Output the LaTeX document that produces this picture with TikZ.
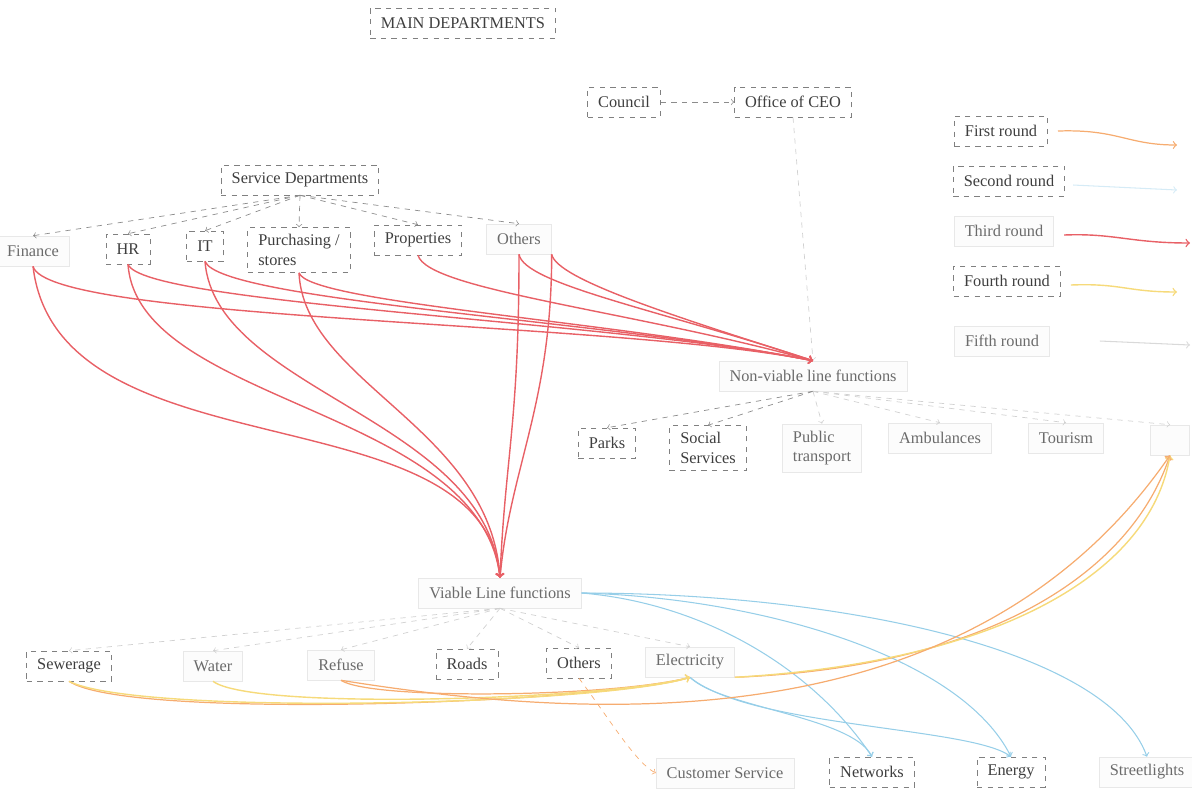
\documentclass[tikz,border=0pt]{standalone}
\usepackage{fontspec}
\setmainfont{Liberation Serif}
\definecolor{redline}{RGB}{232,96,102}
\definecolor{orangeline}{RGB}{246,172,112}
\definecolor{blueline}{RGB}{150,206,232}
\definecolor{yellowline}{RGB}{246,218,122}
\definecolor{inktext}{RGB}{62,62,62}
\tikzset{
    box/.style={draw=black!50, dashed, text=inktext, inner xsep=6pt, inner ysep=4pt, minimum height=17pt, align=left},
    faintbox/.style={draw=black!9, text=black!58, fill=black!1, inner xsep=6pt, inner ysep=4pt, minimum height=17pt, align=left},
    tree/.style={->, dashed, draw=black!45},
    ghost/.style={->, dashed, draw=black!18},
    r1/.style={->, draw=orangeline, line width=0.7pt},
    r2/.style={->, draw=blueline, line width=0.6pt},
    r3/.style={->, draw=redline, line width=0.8pt},
    r4/.style={->, draw=yellowline, line width=0.8pt},
    r5/.style={->, draw=black!15, line width=0.6pt}
}
\begin{document}
\begin{tikzpicture}[x=0.02cm, y=-0.02cm, font=\fontsize{9.3}{11}\selectfont]
            \useasboundingbox (0,0) rectangle (1192,789);

            % 标题
            \node[box] (main) at (463,23) {MAIN DEPARTMENTS};

            % 上层
            \node[box] (council) at (624,102) {Council};
            \node[box] (ceo) at (793,102) {Office of CEO};
            \node[box] (sd) at (300,180) {Service Departments};

            % 服务部门
            \node[faintbox] (fin) at (33,251) {Finance};
            \node[box] (hr) at (128,249) {HR};
            \node[box] (it) at (205,246) {IT};
            \node[box] (pur) at (299,250) {Purchasing /\\stores};
            \node[box] (prop) at (418,240) {Properties};
            \node[faintbox] (oth) at (519,239) {Others};

            % 非盈利职能
            \node[faintbox] (nlf) at (813,376) {Non-viable line functions};
            \node[box] (parks) at (607,443) {Parks};
            \node[box] (soc) at (708,448) {Social\\Services};
            \node[faintbox] (pub) at (822,448) {Public\\transport};
            \node[faintbox] (amb) at (940,438) {Ambulances};
            \node[faintbox] (tour) at (1066,438) {Tourism};
            \node[faintbox, minimum width=22pt] (more) at (1170,440) {};

            % 盈利职能
            \node[faintbox] (vlf) at (500,593) {Viable Line functions};
            \node[box] (sew) at (69,666) {Sewerage};
            \node[faintbox] (wat) at (213,666) {Water};
            \node[faintbox] (ref) at (341,665) {Refuse};
            \node[box] (roads) at (467,664) {Roads};
            \node[box] (voth) at (579,663) {Others};
            \node[faintbox] (elec) at (690,662) {Electricity};
            \node[faintbox] (cust) at (725,773) {Customer Service};
            \node[box] (net) at (872,772) {Networks};
            \node[box] (ener) at (1011,772) {Energy};
            \node[faintbox] (street) at (1147,772) {Streetlights};

            % 图例
            \node[box] (l1) at (1001,131) {First round};
            \node[box] (l2) at (1009,181) {Second round};
            \node[faintbox] (l3) at (1004,231) {Third round};
            \node[box] (l4) at (1007,281) {Fourth round};
            \node[faintbox] (l5) at (1002,341) {Fifth round};
            \coordinate (a1) at (1177,145);
            \coordinate (a2) at (1177,190);
            \coordinate (a3) at (1190,243);
            \coordinate (a4) at (1177,292);
            \coordinate (a5) at (1190,345);
            \draw[r1] (l1.east) ++(10,0) .. controls +(60,-2) and +(-50,0) .. (a1);
            \draw[r2, draw=blueline!40] (l2.east) ++(8,4) -- (a2);
            \draw[r3] (l3.east) ++(10,4) .. controls +(50,-2) and +(-60,0) .. (a3);
            \draw[r4] (l4.east) ++(10,4) .. controls +(50,-2) and +(-50,0) .. (a4);
            \draw[r5] (l5.east) ++(50,0) -- (a5);

            % 组织结构箭头
            \draw[tree] (council) -- (ceo);
            \draw[ghost] (ceo.south) -- (nlf.north);
            \foreach \n in {fin,hr,it,pur,prop,oth} {
                \draw[tree] (sd.south) -- (\n.north);
            }
            \foreach \n in {parks,soc} {
                \draw[tree] (nlf.south) -- (\n.north);
            }
            \foreach \n in {pub,amb,tour,more} {
                \draw[ghost] (nlf.south) -- (\n.north);
            }
            \foreach \n in {sew,wat,ref,roads,voth,elec} {
                \draw[ghost] (vlf.south) -- (\n.north);
            }

            % 第三轮: 服务部门 -> 非盈利职能
            \draw[r3] (fin.south) .. controls +(15,55) and +(-200,-40) .. (nlf.north);
            \draw[r3] (hr.south) .. controls +(15,40) and +(-200,-40) .. (nlf.north);
            \draw[r3] (it.south) .. controls +(15,40) and +(-200,-40) .. (nlf.north);
            \draw[r3] (pur.south) .. controls +(10,30) and +(-200,-40) .. (nlf.north);
            \draw[r3] (prop.south) .. controls +(10,35) and +(-180,-50) .. (nlf.north);
            \draw[r3] (oth.south) .. controls +(5,30) and +(-150,-50) .. (nlf.north);
            \draw[r3] (oth.south east) .. controls +(5,25) and +(-140,-45) .. (nlf.north);

            % 第三轮: 服务部门 -> 盈利职能
            \draw[r3] (fin.south) .. controls +(25,212) and +(-17,-190) .. (vlf.north);
            \draw[r3] (hr.south) .. controls +(10,140) and +(-20,-170) .. (vlf.north);
            \draw[r3] (it.south) .. controls +(10,130) and +(-15,-160) .. (vlf.north);
            \draw[r3] (pur.south) .. controls +(5,110) and +(-10,-150) .. (vlf.north);
            \draw[r3] (oth.south) .. controls +(0,170) and +(5,-120) .. (vlf.north);
            \draw[r3] (oth.south east) .. controls +(0,150) and +(10,-110) .. (vlf.north);

            % 第二轮
            \draw[r2] (vlf.east) .. controls +(120,10) and +(-60,-90) .. (net.north);
            \draw[r2] (vlf.east) .. controls +(180,5) and +(-50,-100) .. (ener.north);
            \draw[r2] (vlf.east) .. controls +(250,0) and +(-40,-110) .. (street.north);
            \draw[r2] (elec.south) .. controls +(30,30) and +(-20,-40) .. (net.north);
            \draw[r2] (elec.south) .. controls +(60,50) and +(-40,-30) .. (ener.north);

            % 第一轮 / 第四轮
            \draw[r1] (sew.south) .. controls +(60,40) and +(-80,25) .. (elec.south);
            \draw[r1] (ref.south) .. controls +(30,20) and +(-80,20) .. (elec.south);
            \draw[r4] (wat.south) .. controls +(40,30) and +(-80,22) .. (elec.south);
            \draw[r4] (sew.south) .. controls +(70,35) and +(-90,28) .. (elec.south);
            \draw[r1] (elec.south east) .. controls +(250,-10) and +(-40,120) .. (more.south);
            \draw[r4] (elec.south east) .. controls +(260,-15) and +(-20,120) .. (more.south);
            \draw[r1] (ref.south) .. controls +(250,40) and +(-200,290) .. (more.south);
            \draw[r1, dashed, line width=0.4pt] (voth.south) .. controls +(30,40) and +(-20,-10) .. (cust.west);
\end{tikzpicture}
\end{document}
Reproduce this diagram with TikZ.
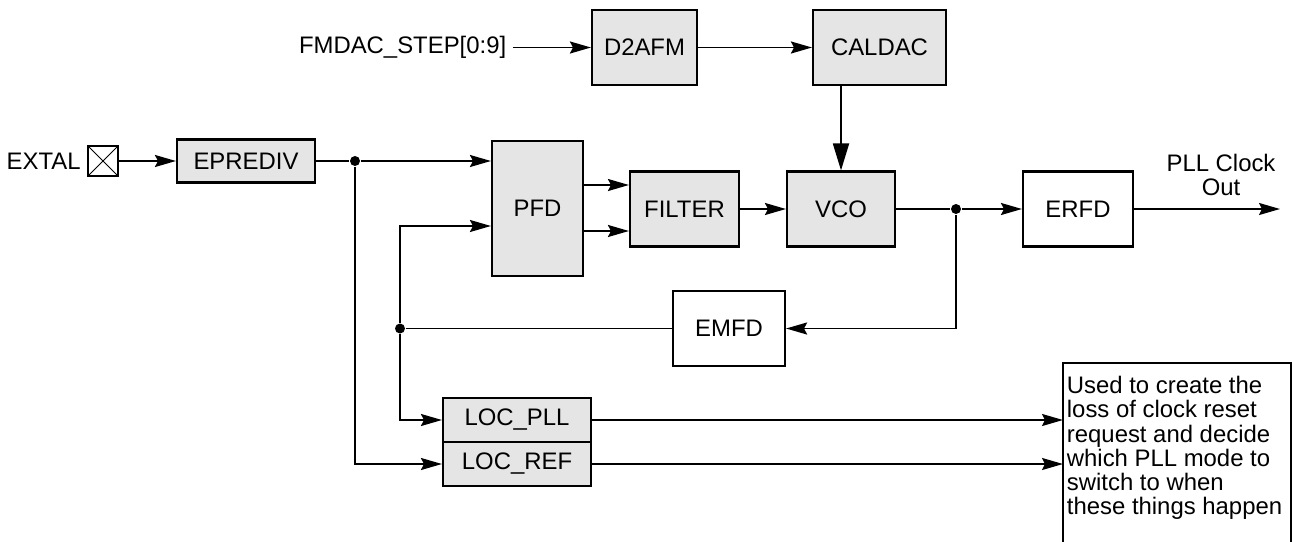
\documentclass[tikz,border=0pt]{standalone}
\usepackage{fontspec}
\setmainfont{Liberation Sans}
\usepackage{xcolor}
\definecolor{grisbloc}{HTML}{E5E5E5}
\usetikzlibrary{positioning, arrows.meta}

\begin{document}
\begin{tikzpicture}[x=0.02cm, y=-0.02cm, line width=1.05pt,
      font=\fontsize{13.6}{13.8}\selectfont,
      bloc/.style={draw, line width=1.2pt, inner sep=2pt},
      gris/.style={fill=grisbloc},
      taille/.style 2 args={minimum width=#1*0.02cm, minimum height=#2*0.02cm},
      fleche/.style={-{Stealth[length=4.2mm, width=2.4mm, inset=0.6mm]}},
      grossefleche/.style={-{Triangle[length=5.4mm, width=3.2mm]}},
      jonction/.style={circle, fill, inner sep=0pt, minimum size=0.2cm}]
    \clip (0,0) rectangle (1294,541);
    % entree quartz
    \node[draw, line width=0.7pt, taille={30}{30},
          path picture={\draw[line width=0.6pt]
            (path picture bounding box.south west) -- (path picture bounding box.north east)
            (path picture bounding box.north west) -- (path picture bounding box.south east);}]
          (pad) at (103,161) {};
    \node[left=0pt of pad] (extal) {EXTAL};
    % blocs
    \node[bloc, gris, taille={138}{43}] (eprediv) at (246,161) {EPREDIV};
    \node[bloc, gris, taille={91}{135}] (pfd) at (537.5,208.5) {PFD};
    \node[bloc, gris, taille={109}{75}] (filter) at (684.5,209) {FILTER};
    \node[bloc, gris, taille={108}{75}] (vco) at (841,209) {VCO};
    \node[bloc, taille={110}{75}] (erfd) at (1078,209) {ERFD};
    \node[bloc, gris, taille={105}{75}] (d2afm) at (644.5,47.5) {D2AFM};
    \node[bloc, gris, taille={133}{75}] (caldac) at (879.5,47.5) {CALDAC};
    \node[bloc, taille={112}{75}] (emfd) at (729,328.5) {EMFD};
    \node[bloc, gris, taille={148}{44}] (locpll) at (517,420) {LOC\_PLL};
    \node[bloc, gris, taille={148}{44}, below=-1.2pt of locpll] (locref) {LOC\_REF};
    \node[left=1.56cm of d2afm] (fmdac) {FMDAC\_STEP[0:9]};
    % jonctions
    \node[jonction] (j1) at (355,161) {};
    \node[jonction] (j2) at (400,328.5) {};
    \node[jonction] (j3) at (956,209) {};
    \coordinate (sortie) at (1280,209);
    \coordinate (bas) at (0,560);
    % liaisons
    \draw[fleche] (pad) -- (eprediv);
    \draw (eprediv) -- (j1);
    \draw[fleche] (j1) -- (j1 -| pfd.west);
    \draw[fleche] (j1) |- (locref);
    \draw[fleche] (j2) |- ([yshift=-0.35cm]pfd.west);
    \draw[fleche] (j2) |- (locpll);
    \draw (emfd) -- (j2);
    \draw[fleche] ([yshift=0.47cm]pfd.east) -- ([yshift=0.47cm]pfd.east -| filter.west);
    \draw[fleche] ([yshift=-0.45cm]pfd.east) -- ([yshift=-0.45cm]pfd.east -| filter.west);
    \draw[fleche] (filter) -- (vco);
    \draw[fleche] (fmdac) -- (d2afm);
    \draw[fleche] (d2afm) -- (caldac);
    \draw[grossefleche] (vco.north |- caldac.south) -- (vco.north);
    \draw (vco) -- (j3);
    \draw[fleche] (j3) -- (erfd);
    \draw[fleche] (j3) |- (emfd);
    \draw[fleche] (erfd) -- (sortie);
    \node[anchor=south, align=center] (pllout) at (1221,203) {PLL Clock\\Out};
    % remarque
    \node[anchor=north west, align=flush left, text width=4.4cm,
          inner xsep=0.06cm, inner ysep=7pt] (note) at (1063,363)
      {Used to create the\\loss of clock reset\\request and decide\\which PLL mode to\\switch to when\\these things happen};
    \draw[line width=1.2pt] (note.north west |- bas) -- (note.north west)
      -- (note.north east) -- (note.north east |- bas);
    \draw[fleche] (locpll) -- (locpll -| note.west);
    \draw[fleche] (locref) -- (locref -| note.west);
\end{tikzpicture}
\end{document}
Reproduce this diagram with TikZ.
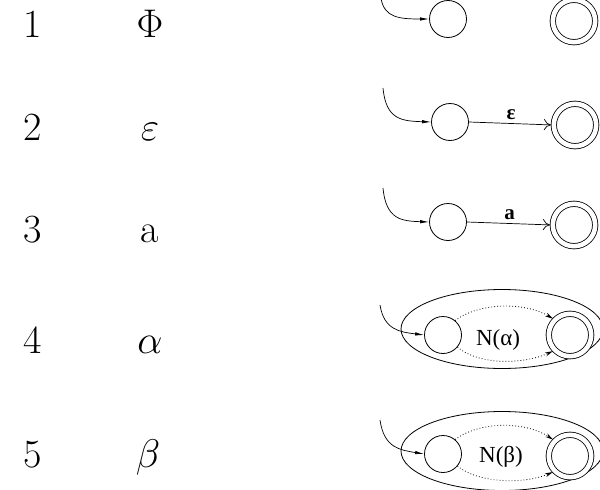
\RequirePackage{fix-cm}
\documentclass[tikz,border=0pt]{standalone}
\usepackage{fontspec}
\newfontfamily\tms{Liberation Serif}
\usetikzlibrary{arrows.meta,shapes.geometric}
\begin{document}
\begin{tikzpicture}[x=1pt,y=-1pt,line width=0.8pt,
  bigtxt/.style={anchor=base,font=\fontsize{40}{48}\selectfont},
  st/.style={circle,draw,minimum size=37pt,inner sep=0pt},
  fin/.style={circle,draw,double,double distance=4.6pt,minimum size=42.4pt,inner sep=0pt},
  box/.style={ellipse,draw,minimum width=202pt,minimum height=79pt,inner sep=0pt},
  entry/.style={-{Latex[length=9pt,width=3.4pt]},line width=0.7pt},
  trans/.style={-{To[length=7pt,width=11pt]},line width=0.7pt,shorten >=2.5pt},
  inner/.style={dash pattern=on 0.8pt off 2.2pt,line width=0.8pt,-{Stealth[length=8pt,width=4pt]},shorten >=2pt},
  lbl/.style={font=\tms\bfseries\fontsize{21}{24}\selectfont,inner sep=1pt},
  nlbl/.style={font=\tms\fontsize{23}{27}\selectfont}]
\useasboundingbox (0,0) rectangle (600,490);

% left column: case number and regular expression
\node[bigtxt] (n1) at (33,37) {1};
\node[bigtxt] (n2) at (33,140) {2};
\node[bigtxt] (n3) at (33,242) {3};
\node[bigtxt] (n4) at (33,353) {4};
\node[bigtxt] (n5) at (33,467) {5};
\node[bigtxt] (r1) at (150,37) {$\Phi$};
\node[bigtxt] (r2) at (150,140) {$\varepsilon$};
\node[bigtxt] (r3) at (150,242) {a};
\node[bigtxt] (r4) at (150,353) {$\alpha$};
\node[bigtxt] (r5) at (148,467) {$\beta$};

% case 1: empty language
\node[st] (s1) at (448,19) {};
\node[fin] (f1) at (574,21) {};
\coordinate (e1) at (381,-2);
\draw[entry] (e1) .. controls (384,18) and (400,19) .. (s1.west);

% case 2: epsilon
\node[st] (s2) at (450,122) {};
\node[fin] (f2) at (575,125) {};
\coordinate (e2) at (383,88);
\draw[entry] (e2) .. controls (386,120) and (402,121) .. (s2.west);
\draw[trans] (s2.east) -- node[lbl,above=2pt] {ε} (f2.west);

% case 3: single symbol
\node[st] (s3) at (448,222) {};
\node[fin] (f3) at (574,225) {};
\coordinate (e3) at (383,188);
\draw[entry] (e3) .. controls (386,220) and (402,221) .. (s3.west);
\draw[trans] (s3.east) -- node[lbl,above=2pt] {a} (f3.west);

% case 4: N(alpha)
\node[box] (b4) at (502,329) {};
\node[st] (s4) at (443,335) {};
\node[fin] (f4) at (570,335) {};
\node[nlbl] (l4) at (498,340) {N(α)};
\coordinate (e4) at (380,305);
\draw[entry] (e4) .. controls (384,330) and (400,332) .. (s4.west);
\draw[inner] (s4.50) .. controls (480,302) and (525,302) .. (f4.135);
\draw[inner] (s4.-40) .. controls (480,366) and (525,364) .. (f4.-135);

% case 5: N(beta)
\node[box] (b5) at (502,451) {};
\node[st] (s5) at (443,454) {};
\node[fin] (f5) at (570,456) {};
\node[nlbl] (l5) at (501,457) {N(β)};
\coordinate (e5) at (380,420);
\draw[entry] (e5) .. controls (384,448) and (400,450) .. (s5.west);
\draw[inner] (s5.50) .. controls (480,421) and (525,421) .. (f5.135);
\draw[inner] (s5.-40) .. controls (480,484) and (525,484) .. (f5.-135);
\end{tikzpicture}
\end{document}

**What this task involves:** Take the lines from the start of the material to the line with "(main) at (463,23)", both included, and transcribe them exactly without the pictures.

**Output for this exercise:**
Output the LaTeX document that produces this picture with TikZ.
\documentclass[tikz,border=0pt]{standalone}
\usepackage{fontspec}
\setmainfont{Liberation Serif}
\definecolor{redline}{RGB}{232,96,102}
\definecolor{orangeline}{RGB}{246,172,112}
\definecolor{blueline}{RGB}{150,206,232}
\definecolor{yellowline}{RGB}{246,218,122}
\definecolor{inktext}{RGB}{62,62,62}
\tikzset{
    box/.style={draw=black!50, dashed, text=inktext, inner xsep=6pt, inner ysep=4pt, minimum height=17pt, align=left},
    faintbox/.style={draw=black!9, text=black!58, fill=black!1, inner xsep=6pt, inner ysep=4pt, minimum height=17pt, align=left},
    tree/.style={->, dashed, draw=black!45},
    ghost/.style={->, dashed, draw=black!18},
    r1/.style={->, draw=orangeline, line width=0.7pt},
    r2/.style={->, draw=blueline, line width=0.6pt},
    r3/.style={->, draw=redline, line width=0.8pt},
    r4/.style={->, draw=yellowline, line width=0.8pt},
    r5/.style={->, draw=black!15, line width=0.6pt}
}
\begin{document}
\begin{tikzpicture}[x=0.02cm, y=-0.02cm, font=\fontsize{9.3}{11}\selectfont]
            \useasboundingbox (0,0) rectangle (1192,789);

            % 标题
            \node[box] (main) at (463,23) {MAIN DEPARTMENTS};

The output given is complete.